HAVE HEART COURTESY OF ROB MENZER
The set was good. I got emotional during “Bostons”, thinking of my dad, who accompanied me on the trip in place of my ex-girlfriend. During “Something More Than Ink” I thought about the increasing importance of sobriety on my values and identity. When the marching toms of “Armed With a Mind” started, I shot to the front, looking desperately for some space to go side to side. There was none. The room was a swirling sea of tightly packed bodies, cresting at the stage, pushing divers up and over the crowd until they fell and re-joined the churning mass. I’ve never seen anything like it at a hardcore show.
When the band played “Watch Me Rise”, bodies overflowed onto the stage. The song is about overcoming depression, rising up from the odds and taking power over one’s life. Oddly enough, I felt kind of alienated during the massive pile-on at the end. That feeling fed into my curiosity about whether Have Heart would resonate for me if they were a new band.
Depression, from my vantage point, isn’t something you stand up and overcome by triumph of will. It’s a nagging depletion of life force that makes every day just a bit shittier than it could be. Some moments are better than others, but I don’t think I’ll ever get to a point where my depression is conquered.

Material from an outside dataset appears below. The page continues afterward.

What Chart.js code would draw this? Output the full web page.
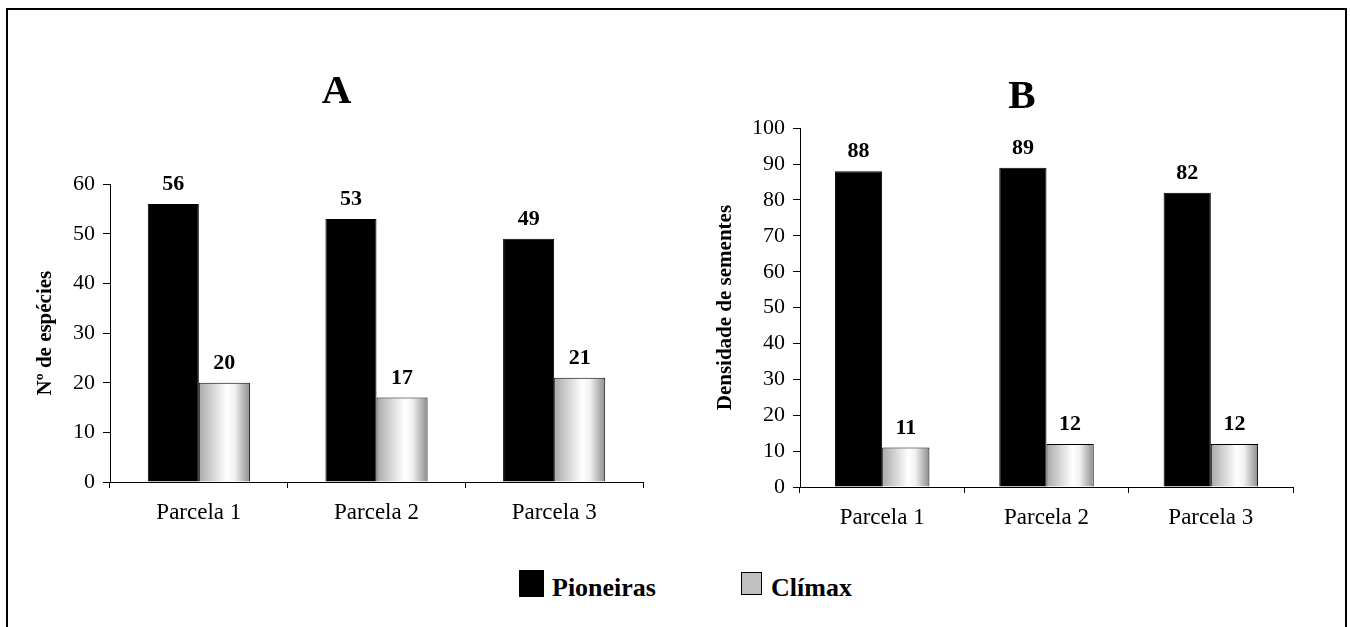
<!DOCTYPE html>
<html>
<head>
<meta charset="utf-8">
<script src="https://cdn.jsdelivr.net/npm/chart.js@4.4.0/dist/chart.umd.min.js"></script>
<style>
  body { margin: 0; background: #fff; width: 1350px; height: 627px; overflow: hidden; position: relative; font-family: "Liberation Serif", "Times New Roman", serif; }
  #frame { position: absolute; left: 6px; top: 8px; width: 1337px; height: 700px; border: 2px solid #000; border-bottom: none; z-index: 0; }
  canvas { position: absolute; top: 0; z-index: 1; }
  #chartA { left: 0; }
  #chartB { left: 675px; }
  .legBox { position: absolute; z-index: 2; box-sizing: border-box; }
  .legText { position: absolute; z-index: 2; font-size: 26px; font-weight: bold; line-height: 26px; color: #000; white-space: nowrap; }
</style>
</head>
<body>
<div id="frame"></div>
<canvas id="chartA" width="675" height="545"></canvas>
<canvas id="chartB" width="675" height="545"></canvas>
<div id="legend"></div>
<script>
// data
var categories = ["Parcela 1", "Parcela 2", "Parcela 3"];
var seriesNames = ["Pioneiras", "Clímax"];
var pioneirasEspecies = [56, 53, 49];
var climaxEspecies = [20, 17, 21];
var pioneirasDensidade = [88, 89, 82];
var climaxDensidade = [11, 12, 12];
var maxA = 60, maxB = 100, stepAB = 10;

var serif = '"Liberation Serif", "Times New Roman", serif';
Chart.defaults.font.family = serif;
Chart.defaults.color = "#000";
var catPct = 0.575;

// shaded fill for the climax bars (grey - white - grey, like the original)
function climaxFill(c) {
  var xs = c.chart.scales.x;
  if (c.type !== "data" || !xs || !c.chart.chartArea) return "#c0c0c0";
  var catW = (xs.right - xs.left) / categories.length;
  var x0 = xs.getPixelForValue(c.dataIndex);
  var x1 = x0 + catW * catPct / 2;
  var g = c.chart.ctx.createLinearGradient(x0, 0, x1, 0);
  g.addColorStop(0, "#a9a9a9");
  g.addColorStop(0.55, "#ffffff");
  g.addColorStop(0.7, "#f2f2f2");
  g.addColorStop(1, "#8c8c8c");
  return g;
}

// numbers above the bars
var valueLabels = {
  id: "valueLabels",
  afterDatasetsDraw: function (chart) {
    var ctx = chart.ctx;
    ctx.save();
    ctx.font = "bold 22px " + serif;
    ctx.textAlign = "center";
    ctx.textBaseline = "alphabetic";
    ctx.fillStyle = "#000";
    chart.data.datasets.forEach(function (ds, i) {
      chart.getDatasetMeta(i).data.forEach(function (bar, j) {
        ctx.fillText(ds.data[j], bar.x, bar.y - 14);
      });
    });
    ctx.restore();
  }
};

function makeChart(id, title, yTitle, pio, cli, yMax, pad, titlePad, yWidth, yTitlePad) {
  return new Chart(document.getElementById(id), {
    type: "bar",
    data: {
      labels: categories,
      datasets: [
        { label: seriesNames[0], data: pio, backgroundColor: "#000", borderColor: "#000", borderWidth: 1 },
        { label: seriesNames[1], data: cli, backgroundColor: climaxFill, borderColor: "#000", borderWidth: 1 }
      ]
    },
    options: {
      responsive: false,
      animation: false,
      events: [],
      layout: { padding: pad },
      datasets: { bar: { barPercentage: 1, categoryPercentage: catPct } },
      scales: {
        x: {
          grid: { drawOnChartArea: false, tickLength: 6, color: "#000", offset: true },
          border: { color: "#000", width: 1 },
          ticks: { color: "#000", font: { size: 23 }, padding: 11 },
          afterFit: function (s) { s.height = 50; }
        },
        y: {
          min: 0, max: yMax,
          grid: { drawOnChartArea: false, tickLength: 7, color: "#000" },
          border: { color: "#000", width: 1 },
          ticks: { stepSize: stepAB, color: "#000", font: { size: 22 }, padding: 8 },
          title: { display: true, text: yTitle, color: "#000", font: { size: 21, weight: "bold" }, padding: { top: yTitlePad, bottom: 0 } },
          afterFit: function (s) { s.width = yWidth; }
        }
      },
      plugins: {
        legend: { display: false },
        tooltip: { enabled: false },
        title: { display: true, text: title, color: "#000", font: { size: 41, weight: "bold" }, padding: titlePad }
      }
    },
    plugins: [valueLabels]
  });
}

var chartA = makeChart("chartA", "A", "Nº de espécies", pioneirasEspecies, climaxEspecies, maxA,
  { left: 30, right: 32, top: 60, bottom: 13 }, { top: 8, bottom: 67 }, 80, 3);
var chartB = makeChart("chartB", "B", "Densidade de sementes", pioneirasDensidade, climaxDensidade, maxB,
  { left: 76, right: 57, top: 65, bottom: 8 }, { top: 8, bottom: 6 }, 49, -38);

// legend shared by both charts
var legend = document.getElementById("legend");
var legItems = [
  { name: seriesNames[0], box: [519, 570, 25, 27], fill: "#000", border: "none", textLeft: 552 },
  { name: seriesNames[1], box: [741, 572, 21, 23], fill: "#c0c0c0", border: "1px solid #000", textLeft: 771 }
];
legItems.forEach(function (it) {
  var b = document.createElement("div");
  b.className = "legBox";
  b.style.left = it.box[0] + "px";
  b.style.top = it.box[1] + "px";
  b.style.width = it.box[2] + "px";
  b.style.height = it.box[3] + "px";
  b.style.background = it.fill;
  b.style.border = it.border;
  legend.appendChild(b);
  var t = document.createElement("div");
  t.className = "legText";
  t.style.left = it.textLeft + "px";
  t.style.top = "575px";
  t.textContent = it.name;
  legend.appendChild(t);
});
</script>
</body>
</html>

I hoped that day might come in my late teens, when Have Heart spoke to me as if I wrote their words myself. 15 years later, I can’t afford to put that much stock in every mood swing. I’m going through a breakup right now. Maybe one day the hope that life actually does get better will return. But on Friday, when the song ended and the band left stage, I felt like finding Pat Flynn in the crowd, grabbing him by the shoulders and saying “look man, I know I’m supposed to ‘sing a sweet redeeming song about living this life free and long’ but I just don’t have it in me right now.”
Instead, I shuffled out of the Monarch quickly as possible, then ushered myself up the street as venue security told everyone “you can’t stand in front of the building.” I saw Tom from Axe to Grind, but he was talking with some people so I didn’t bother him. I grabbed some dinner from a bodega and hopped in an Uber, feeling good (but maybe not transcendently so) about finally seeing the legendary Have Heart.
I first heard Have Heart in my mid-30’s so they didn’t make any sort of impact. The first Fiddlehead album had just come out and hit me hard.
Had the same experience with Tom when I saw 108 in 2019. He was always surrounded by people, and I was feeling self conscious of the fact that I was wearing an Axe To Grind shirt. Lol.